The condition for the aviation recovery is not simply a ceasefire announcement. It is a ceasefire durable enough to allow Gulf refinery exports to resume at scale. Those are two different thresholds.
What the Fuel Supply Chain Reveals About Summer Pricing and IAG
Post-9/11 offers a partial historical frame, though the mechanism differs. In 2001, the aviation demand collapse was immediate — passenger traffic fell before fuel costs moved. In 2026, the sequence is inverted. Fuel supply is the constraint first, demand is holding, and the result is fewer seats available at higher prices rather than empty aircraft. That inversion matters for investors tracking IAG and the broader leisure travel sector: the earnings pressure is on margins, not on load factor.

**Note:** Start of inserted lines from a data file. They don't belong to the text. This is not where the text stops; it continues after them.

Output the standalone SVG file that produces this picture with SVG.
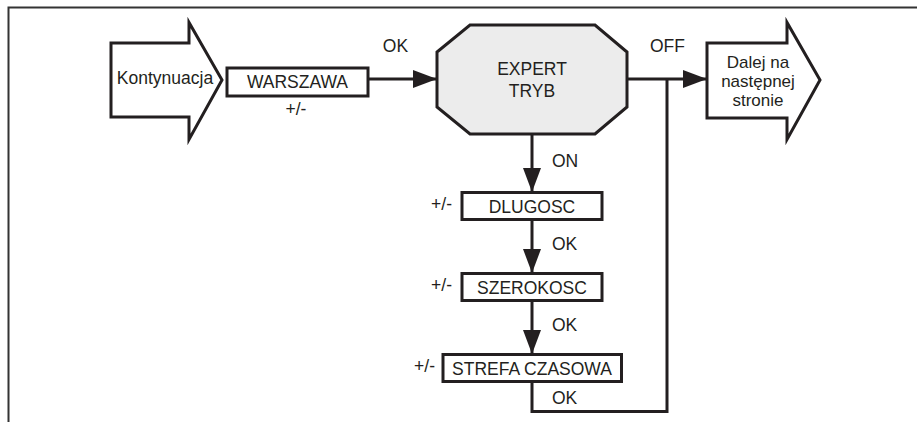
<svg xmlns="http://www.w3.org/2000/svg" width="917" height="422" viewBox="0 0 917 422">
<style>
text{font-family:"Liberation Sans",Arial,Helvetica,sans-serif;font-size:17.5px;fill:#231f20}
.c{text-anchor:middle}
.e{text-anchor:end}
.s{font-size:17px}
.box{fill:#fff;stroke:#231f20;stroke-width:3}
.conn{fill:none;stroke:#231f20;stroke-width:3}
.frame{fill:none;stroke:#333;stroke-width:2}
</style>
<defs>
<marker id="ah" viewBox="0 0 24 18" refX="24" refY="9" markerWidth="24" markerHeight="18" markerUnits="userSpaceOnUse" orient="auto">
<path d="M0,0 L24,9 L0,18 Z" fill="#231f20"/>
</marker>
</defs>
<rect width="917" height="422" fill="#fff"/>
<path class="frame" d="M8.5,422 V7.5 H917"/>

<g id="connectors">
<path class="conn" d="M368,79 H437" marker-end="url(#ah)"/>
<path class="conn" d="M627,79 H707" marker-end="url(#ah)"/>
<path class="conn" d="M532,134 V192" marker-end="url(#ah)"/>
<path class="conn" d="M532,219 V273" marker-end="url(#ah)"/>
<path class="conn" d="M532,301 V354" marker-end="url(#ah)"/>
<path class="conn" d="M532,382 V411.5 H667 V79"/>
<text x="395.5" y="52" class="c">OK</text>
<text x="296" y="115" class="c">+/-</text>
<text x="667.5" y="52" class="c">OFF</text>
<text x="552" y="167">ON</text>
<text x="452" y="210" class="e">+/-</text>
<text x="552" y="250">OK</text>
<text x="452" y="291" class="e">+/-</text>
<text x="552" y="331">OK</text>
<text x="435" y="372" class="e">+/-</text>
<text x="552" y="404">OK</text>
</g>

<g id="kontynuacja">
<polygon class="box" points="111,43 189,43 189,22.5 222,80 189,139.5 189,117 111,117"/>
<text x="165" y="84" class="c">Kontynuacja</text>
</g>

<g id="warszawa">
<rect class="box" x="227" y="68" width="141" height="28"/>
<text x="297.5" y="88" class="c">WARSZAWA</text>
</g>

<g id="expert">
<polygon points="470,25 595,25 627,52 627,107 595,134 470,134 437,107 437,52" fill="#ececec" stroke="#231f20" stroke-width="3"/>
<text x="532" y="75" class="c">EXPERT</text>
<text x="532" y="97" class="c">TRYB</text>
</g>

<g id="dalej">
<polygon class="box" points="707,43 787,43 787,22.5 820,80 787,139.5 787,118 707,118"/>
<text x="758" y="68" class="c s">Dalej na</text>
<text x="758" y="87" class="c s">następnej</text>
<text x="758" y="106" class="c s">stronie</text>
</g>

<g id="dlugosc">
<rect class="box" x="462" y="192.5" width="140" height="27"/>
<text x="532" y="213" class="c">DLUGOSC</text>
</g>

<g id="szerokosc">
<rect class="box" x="462" y="273.5" width="140" height="27"/>
<text x="532" y="293.5" class="c">SZEROKOSC</text>
</g>

<g id="strefa">
<rect class="box" x="443" y="354.5" width="178.5" height="27"/>
<text x="532" y="375" class="c">STREFA CZASOWA</text>
</g>
</svg>
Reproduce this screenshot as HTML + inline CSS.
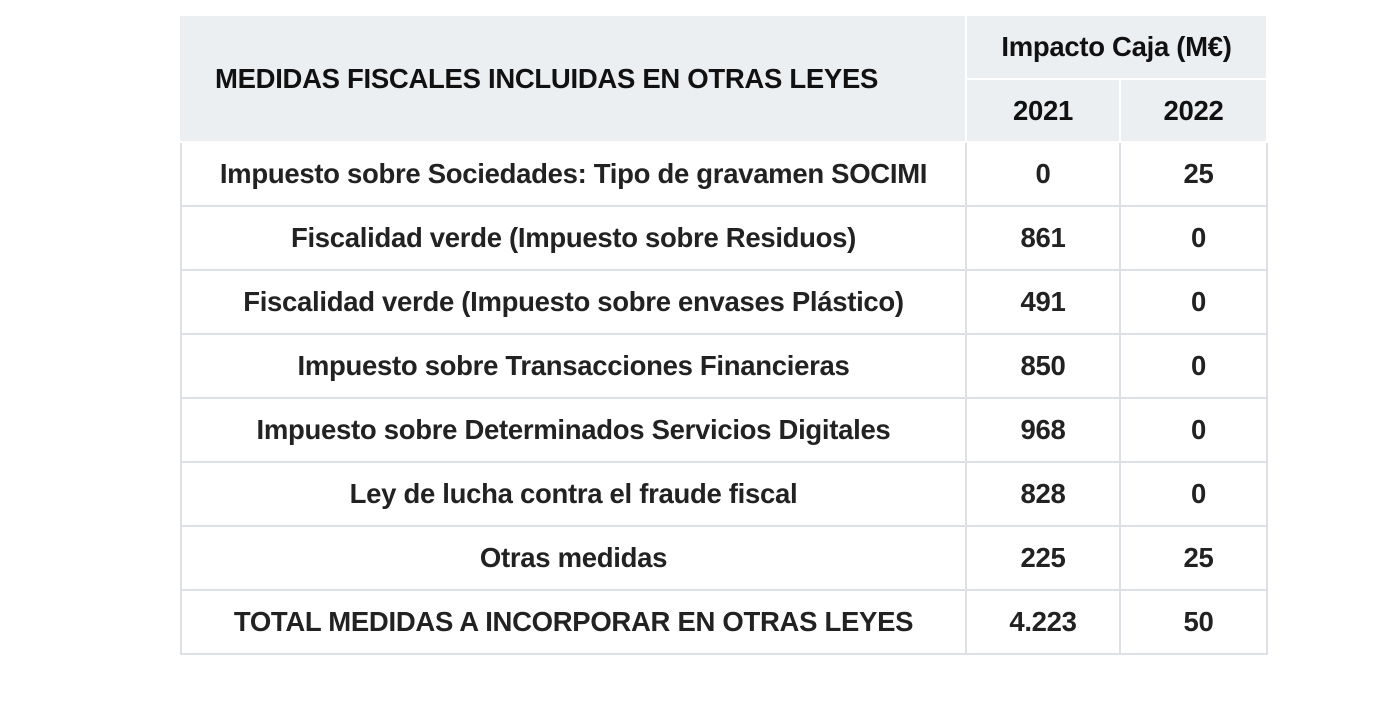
<!DOCTYPE html>
<html><head><meta charset="utf-8"><style>
html,body{margin:0;padding:0;background:#fff;width:1382px;height:722px;overflow:hidden}
table{position:absolute;left:180px;top:14px;border-collapse:collapse;font-family:"Liberation Sans",sans-serif;font-weight:bold;color:#222;font-size:27.5px;letter-spacing:-0.3px;table-layout:fixed}
td,th{border:2px solid #dde1e5;text-align:center;padding:0;height:64px;box-sizing:border-box}
th{background:#eceff2;border-color:#fff;color:#111;font-size:27.5px}
thead tr:first-child th{border-top-color:#fff}
th.left{text-align:left;padding-left:33px;border-left-color:#eceff2}
</style></head><body>
<table>
<colgroup><col style="width:785px"><col style="width:154px"><col style="width:147px"></colgroup>
<thead>
<tr><th class="left" rowspan="2" style="height:127px">MEDIDAS FISCALES INCLUIDAS EN OTRAS LEYES</th><th colspan="2" style="height:64px">Impacto Caja (M€)</th></tr>
<tr><th style="height:63px">2021</th><th style="height:63px">2022</th></tr>
</thead>
<tbody>
<tr><td>Impuesto sobre Sociedades: Tipo de gravamen SOCIMI</td><td>0</td><td style="padding-left:10px">25</td></tr>
<tr><td>Fiscalidad verde (Impuesto sobre Residuos)</td><td>861</td><td style="padding-left:10px">0</td></tr>
<tr><td>Fiscalidad verde (Impuesto sobre envases Plástico)</td><td>491</td><td style="padding-left:10px">0</td></tr>
<tr><td>Impuesto sobre Transacciones Financieras</td><td>850</td><td style="padding-left:10px">0</td></tr>
<tr><td>Impuesto sobre Determinados Servicios Digitales</td><td>968</td><td style="padding-left:10px">0</td></tr>
<tr><td>Ley de lucha contra el fraude fiscal</td><td>828</td><td style="padding-left:10px">0</td></tr>
<tr><td>Otras medidas</td><td>225</td><td style="padding-left:10px">25</td></tr>
<tr><td>TOTAL MEDIDAS A INCORPORAR EN OTRAS LEYES</td><td>4.223</td><td style="padding-left:10px">50</td></tr>
</tbody>
</table>
</body></html>
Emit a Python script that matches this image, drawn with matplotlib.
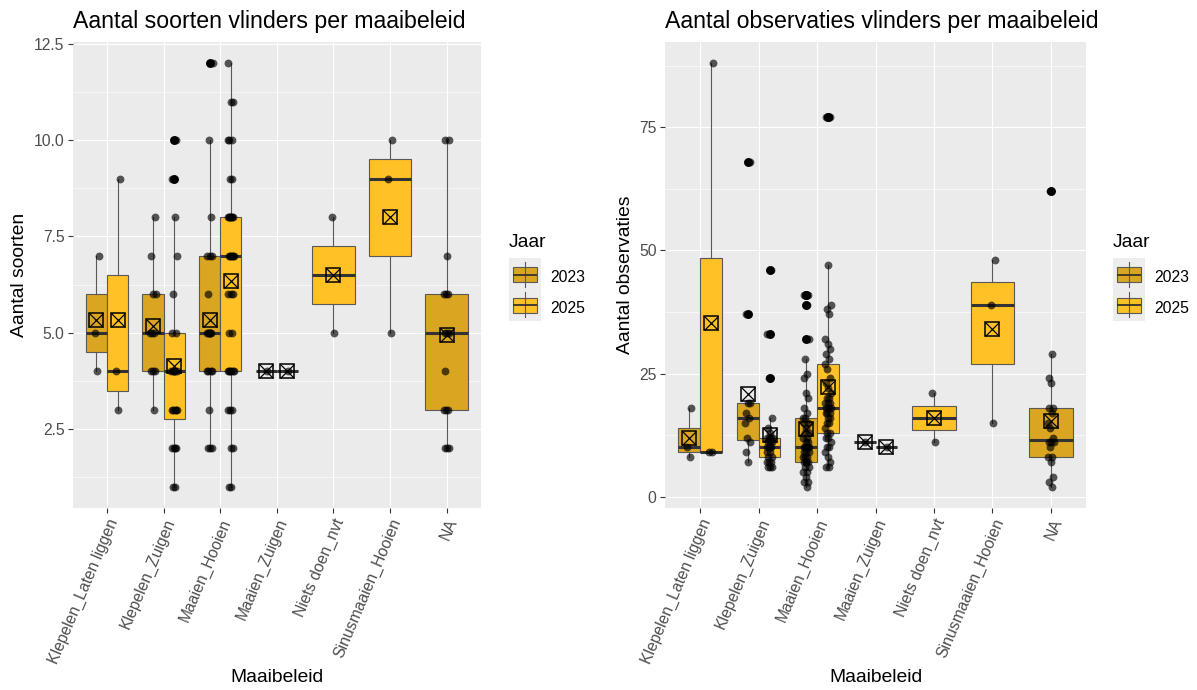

The WH Smith successor, now trading as TG Jones, announced it would close up to 150 stores on Wednesday — a data point that on its own sits far from aviation. But the proximity is not coincidental. UK consumer spending is under pressure from fuel costs, mortgage resets, and higher food prices simultaneously, according to the latest Nationwide data. The travel sector's summer season depends on discretionary spending holding up under that combined load. Next, the clothing retailer, flagged on Wednesday it would raise prices by up to 8 percent outside Europe because of Iran war cost pass-throughs. Consumers are absorbing multiple inflation vectors at once.
For IAG specifically, the verification point is the June jet fuel forward curve. If the Brent crude drop below $100 begins to pull jet fuel forwards down within the next 10 trading days, the market's Wednesday thesis — buy airlines on peace deal momentum — carries real weight. If jet fuel remains decoupled from crude and the forward curve stays elevated, the surcharge model becomes the floor, not the ceiling, and the earnings picture for the second half of 2026 gets harder. The FTSE 100's 2.2 percent single-day move was priced on the headline. The actual trade is in the spread between crude and jet fuel — a number most equity investors do not watch in real time, but that every airline treasurer does. The question is whether the two converge fast enough to validate what the index already assumed.